Et enfin la surprise du chef : une Clio 2 vendue un peu plus cher, 1700 €, mais 115 000 kilomètres seulement. Je leur dis que je leur donnerai une réponse d'ici lundi, et que cela se fera surement entre la Twingo et la Clio 2. Lorsque je mentionne la dernière voiture à mon père à mon retour et le nombre de kilomètres, il n'hésite pas. Ma mère non plus. Ils font tapis et m'avancent 1500 € pour permettre l'achat de la voiture.
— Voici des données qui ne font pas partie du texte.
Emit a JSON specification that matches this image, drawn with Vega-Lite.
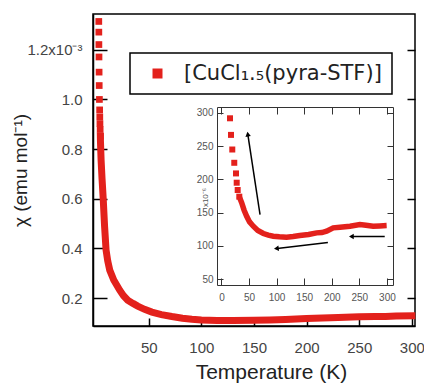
{
  "$schema": "https://vega.github.io/schema/vega-lite/v6.json",
  "width": 322,
  "height": 312,
  "autosize": {"type": "none"},
  "padding": {"left": 93, "top": 14, "right": 9, "bottom": 61},
  "background": "white",
  "view": {"stroke": "black", "strokeWidth": 1.5},
  "config": {
    "font": "Liberation Sans",
    "axis": {"grid": false, "domainColor": "black", "domainWidth": 1.5, "tickColor": "black", "tickWidth": 1.5, "labelColor": "#444", "titleColor": "#222", "titleFontWeight": "normal", "labelFont": "Liberation Sans", "titleFont": "Liberation Sans"},
    "legend": {"labelFont": "DejaVu Sans", "strokeWidth": 1.5}
  },
  "datasets": {
    "main_pts": [
      {"T": 2.5, "chi": 1.314, "series": "[CuCl₁.₅(pyra-STF)]"},
      {"T": 2.55, "chi": 1.271, "series": "[CuCl₁.₅(pyra-STF)]"},
      {"T": 2.6, "chi": 1.221, "series": "[CuCl₁.₅(pyra-STF)]"},
      {"T": 2.7, "chi": 1.171, "series": "[CuCl₁.₅(pyra-STF)]"},
      {"T": 2.8, "chi": 1.110, "series": "[CuCl₁.₅(pyra-STF)]"},
      {"T": 2.9, "chi": 1.056, "series": "[CuCl₁.₅(pyra-STF)]"},
      {"T": 3.1, "chi": 1.000, "series": "[CuCl₁.₅(pyra-STF)]"},
      {"T": 3.3, "chi": 0.958, "series": "[CuCl₁.₅(pyra-STF)]"},
      {"T": 3.45, "chi": 0.930, "series": "[CuCl₁.₅(pyra-STF)]"},
      {"T": 3.6, "chi": 0.903, "series": "[CuCl₁.₅(pyra-STF)]"},
      {"T": 3.8, "chi": 0.879, "series": "[CuCl₁.₅(pyra-STF)]"},
      {"T": 4.0, "chi": 0.852, "series": "[CuCl₁.₅(pyra-STF)]"}
    ],
    "main_line": [
      {"T": 4.0, "chi": 0.852}, {"T": 4.1, "chi": 0.83}, {"T": 4.7, "chi": 0.756}, {"T": 5.6, "chi": 0.68},
      {"T": 6.7, "chi": 0.60}, {"T": 8.0, "chi": 0.49}, {"T": 9.4, "chi": 0.394}, {"T": 11.0, "chi": 0.35},
      {"T": 12.9, "chi": 0.313}, {"T": 16.7, "chi": 0.273}, {"T": 22.4, "chi": 0.232}, {"T": 26, "chi": 0.21},
      {"T": 30, "chi": 0.192}, {"T": 35, "chi": 0.179}, {"T": 39.5, "chi": 0.168}, {"T": 46, "chi": 0.155},
      {"T": 53, "chi": 0.144}, {"T": 62, "chi": 0.134}, {"T": 72, "chi": 0.126}, {"T": 82, "chi": 0.119},
      {"T": 91, "chi": 0.115}, {"T": 100, "chi": 0.112}, {"T": 115, "chi": 0.110}, {"T": 130, "chi": 0.110},
      {"T": 150, "chi": 0.111}, {"T": 165, "chi": 0.112}, {"T": 180, "chi": 0.114}, {"T": 200, "chi": 0.118},
      {"T": 215, "chi": 0.120}, {"T": 230, "chi": 0.122}, {"T": 250, "chi": 0.125}, {"T": 265, "chi": 0.126},
      {"T": 275, "chi": 0.126}, {"T": 285, "chi": 0.128}, {"T": 300, "chi": 0.129}
    ],
    "inset_pts": [
      {"T": 15.6, "chi": 292}, {"T": 17.4, "chi": 267}, {"T": 19.7, "chi": 245}, {"T": 23.3, "chi": 225},
      {"T": 26.4, "chi": 209}, {"T": 27.7, "chi": 195}, {"T": 29.5, "chi": 184}, {"T": 32.4, "chi": 174}
    ],
    "inset_line": [
      {"T": 32.4, "chi": 174}, {"T": 36.7, "chi": 165}, {"T": 41, "chi": 154}, {"T": 45.8, "chi": 144.5},
      {"T": 51, "chi": 136}, {"T": 57.8, "chi": 129.5}, {"T": 66, "chi": 123}, {"T": 76, "chi": 118.5},
      {"T": 85, "chi": 116}, {"T": 94, "chi": 114.5}, {"T": 105, "chi": 113.5}, {"T": 118, "chi": 113},
      {"T": 130, "chi": 114}, {"T": 142, "chi": 115.5}, {"T": 158, "chi": 117}, {"T": 172.6, "chi": 119.5},
      {"T": 182, "chi": 120}, {"T": 190.7, "chi": 122}, {"T": 202.7, "chi": 127}, {"T": 215, "chi": 128},
      {"T": 233, "chi": 129.5}, {"T": 251, "chi": 132}, {"T": 262, "chi": 131}, {"T": 275, "chi": 129.5},
      {"T": 287, "chi": 130}, {"T": 299.5, "chi": 130.5}
    ],
    "arrows": [
      {"id": "a", "x": 70, "y": 147, "x2": 48, "y2": 267},
      {"id": "b", "x": 193, "y": 105, "x2": 101, "y2": 96},
      {"id": "c", "x": 296, "y": 114, "x2": 237, "y2": 114}
    ]
  },
  "layer": [
    {
      "data": {"name": "main_pts"},
      "mark": {"type": "point", "shape": "square", "filled": true, "opacity": 1, "size": 45},
      "encoding": {
        "x": {"field": "T", "type": "quantitative", "scale": {"domain": [-3, 303], "nice": false, "zero": false},
          "axis": {"orient": "bottom", "values": [50, 100, 150, 200, 250, 300], "tickSize": -8, "labelPadding": 22, "labelFontSize": 15, "title": "Temperature (K)", "titleFontSize": 21, "titleX": 178, "titleY": 46, "titleBaseline": "middle"}},
        "y": {"field": "chi", "type": "quantitative", "scale": {"domain": [0.088, 1.344], "nice": false, "zero": false},
          "axis": {"orient": "left", "values": [0.2, 0.4, 0.6, 0.8, 1.0, 1.2], "tickSize": -14, "labelPadding": 25, "labelFontSize": 15,
            "labelExpr": "datum.value > 1.1 ? '1.2x10⁻³' : format(datum.value, '.1f')",
            "title": "χ (emu mol⁻¹)", "titleFontSize": 19, "titleX": -73, "titleBaseline": "middle"}},
        "color": {"field": "series", "type": "nominal", "scale": {"range": ["#e3211c"]},
          "legend": {"title": null, "orient": "none", "legendX": 37, "legendY": 39, "symbolType": "square", "symbolSize": 100,
            "labelFontSize": 21, "labelColor": "#222", "labelOffset": 16, "labelLimit": 400, "symbolOffset": 7, "padding": 10,
            "strokeColor": "black", "fillColor": "white", "cornerRadius": 0, "symbolStrokeWidth": 0}}
      }
    },
    {
      "data": {"name": "main_line"},
      "mark": {"type": "line", "color": "#e3211c", "strokeWidth": 7, "strokeCap": "square"},
      "encoding": {
        "x": {"field": "T", "type": "quantitative", "scale": {"domain": [-3, 303], "nice": false, "zero": false}, "axis": null},
        "y": {"field": "chi", "type": "quantitative", "scale": {"domain": [0.088, 1.344], "nice": false, "zero": false},
          "axis": {"orient": "right", "values": [0.2, 0.4, 0.6, 0.8, 1.0, 1.2], "tickSize": -8, "labels": false, "title": null, "domain": false}}
      }
    },
    {
      "data": {"name": "inset_pts"},
      "mark": {"type": "point", "shape": "square", "filled": true, "opacity": 1, "size": 36, "color": "#e3211c"},
      "encoding": {
        "x": {"field": "T", "type": "quantitative", "scale": {"domain": [-8, 311], "range": [124, 300], "nice": false, "zero": false},
          "axis": {"orient": "bottom", "offset": -41, "values": [0, 50, 100, 150, 200, 250, 300], "tickSize": -7, "tickWidth": 1, "domainWidth": 1, "domainColor": "#333", "tickColor": "#333", "labelPadding": 14, "labelFontSize": 10, "labelColor": "#555", "title": null}},
        "y": {"field": "chi", "type": "quantitative", "scale": {"domain": [41, 309], "range": [271, 93], "nice": false, "zero": false},
          "axis": {"orient": "left", "offset": -124, "values": [50, 100, 150, 200, 250, 300], "tickSize": -6, "tickWidth": 1, "domainWidth": 1, "domainColor": "#333", "tickColor": "#333", "labelPadding": 10, "labelFontSize": 10, "labelColor": "#555", "title": "x10⁻⁶", "titleFontSize": 8, "titleColor": "#555", "titleX": -12, "titleY": 183, "titleBaseline": "middle"}}
      }
    },
    {
      "data": {"name": "inset_line"},
      "mark": {"type": "line", "color": "#e3211c", "strokeWidth": 5.5},
      "encoding": {
        "x": {"field": "T", "type": "quantitative", "scale": {"domain": [-8, 311], "range": [124, 300], "nice": false, "zero": false},
          "axis": {"orient": "top", "offset": -93, "values": [0, 50, 100, 150, 200, 250, 300], "tickSize": -7, "tickWidth": 1, "domainWidth": 1, "domainColor": "#333", "tickColor": "#333", "labels": false, "title": null}},
        "y": {"field": "chi", "type": "quantitative", "scale": {"domain": [41, 309], "range": [271, 93], "nice": false, "zero": false},
          "axis": {"orient": "right", "offset": -22, "values": [50, 100, 150, 200, 250, 300], "tickSize": -6, "tickWidth": 1, "domainWidth": 1, "domainColor": "#333", "tickColor": "#333", "labels": false, "title": null}}
      }
    },
    {
      "data": {"name": "arrows"},
      "mark": {"type": "rule", "color": "black", "strokeWidth": 1.5},
      "encoding": {
        "x": {"field": "x", "type": "quantitative", "scale": {"domain": [-8, 311], "range": [124, 300], "nice": false, "zero": false}, "axis": null},
        "y": {"field": "y", "type": "quantitative", "scale": {"domain": [41, 309], "range": [271, 93], "nice": false, "zero": false}, "axis": null},
        "x2": {"field": "x2"},
        "y2": {"field": "y2"}
      }
    },
    {
      "data": {"name": "arrows"},
      "transform": [{"filter": "datum.id == 'a'"}],
      "mark": {"type": "point", "shape": "triangle", "filled": true, "opacity": 1, "color": "black", "size": 30, "angle": 351},
      "encoding": {
        "x": {"field": "x2", "type": "quantitative", "scale": {"domain": [-8, 311], "range": [124, 300], "nice": false, "zero": false}, "axis": null},
        "y": {"field": "y2", "type": "quantitative", "scale": {"domain": [41, 309], "range": [271, 93], "nice": false, "zero": false}, "axis": null}
      }
    },
    {
      "data": {"name": "arrows"},
      "transform": [{"filter": "datum.id == 'b'"}],
      "mark": {"type": "point", "shape": "triangle", "filled": true, "opacity": 1, "color": "black", "size": 30, "angle": 263},
      "encoding": {
        "x": {"field": "x2", "type": "quantitative", "scale": {"domain": [-8, 311], "range": [124, 300], "nice": false, "zero": false}, "axis": null},
        "y": {"field": "y2", "type": "quantitative", "scale": {"domain": [41, 309], "range": [271, 93], "nice": false, "zero": false}, "axis": null}
      }
    },
    {
      "data": {"name": "arrows"},
      "transform": [{"filter": "datum.id == 'c'"}],
      "mark": {"type": "point", "shape": "triangle", "filled": true, "opacity": 1, "color": "black", "size": 30, "angle": 270},
      "encoding": {
        "x": {"field": "x2", "type": "quantitative", "scale": {"domain": [-8, 311], "range": [124, 300], "nice": false, "zero": false}, "axis": null},
        "y": {"field": "y2", "type": "quantitative", "scale": {"domain": [41, 309], "range": [271, 93], "nice": false, "zero": false}, "axis": null}
      }
    }
  ],
  "resolve": {"scale": {"x": "independent", "y": "independent"}, "axis": {"x": "independent", "y": "independent"}}
}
Je crois que je ne les mérite vraiment pas. Ils m'ont tellement aidé. Et je culpabilise toujours. 

Il n'empêche, je  donne ma décision l'après-midi même en laissant un message sur le répondeur du garage solidaire. Lorsque j'appelle le lundi pour le confirmer, le chef d'atelier me dit qu'effectivement ils avaient bien pris en compte mon message. On pourra venir la chercher le vendredi suivant. 

Du coup, je me suis retrouvé avec la Clio 2. Les papiers sont en cours, mais le véhicule est assuré et la voiture jusqu'ici roule très bien. Et quelle souplesse dans la conduite par rapport à ma Super 5 même si elle n'était pas la pire loin de là. 

J'avoue que le monde des voitures m'est pour moi totalement étranger Mais je dois remercier cette gendarme, qui m'a sans doute sauvé la vie en voulant simplement vérifier mon attestation au départ...

Ma Super 5 est morte, vive ma Clio 2.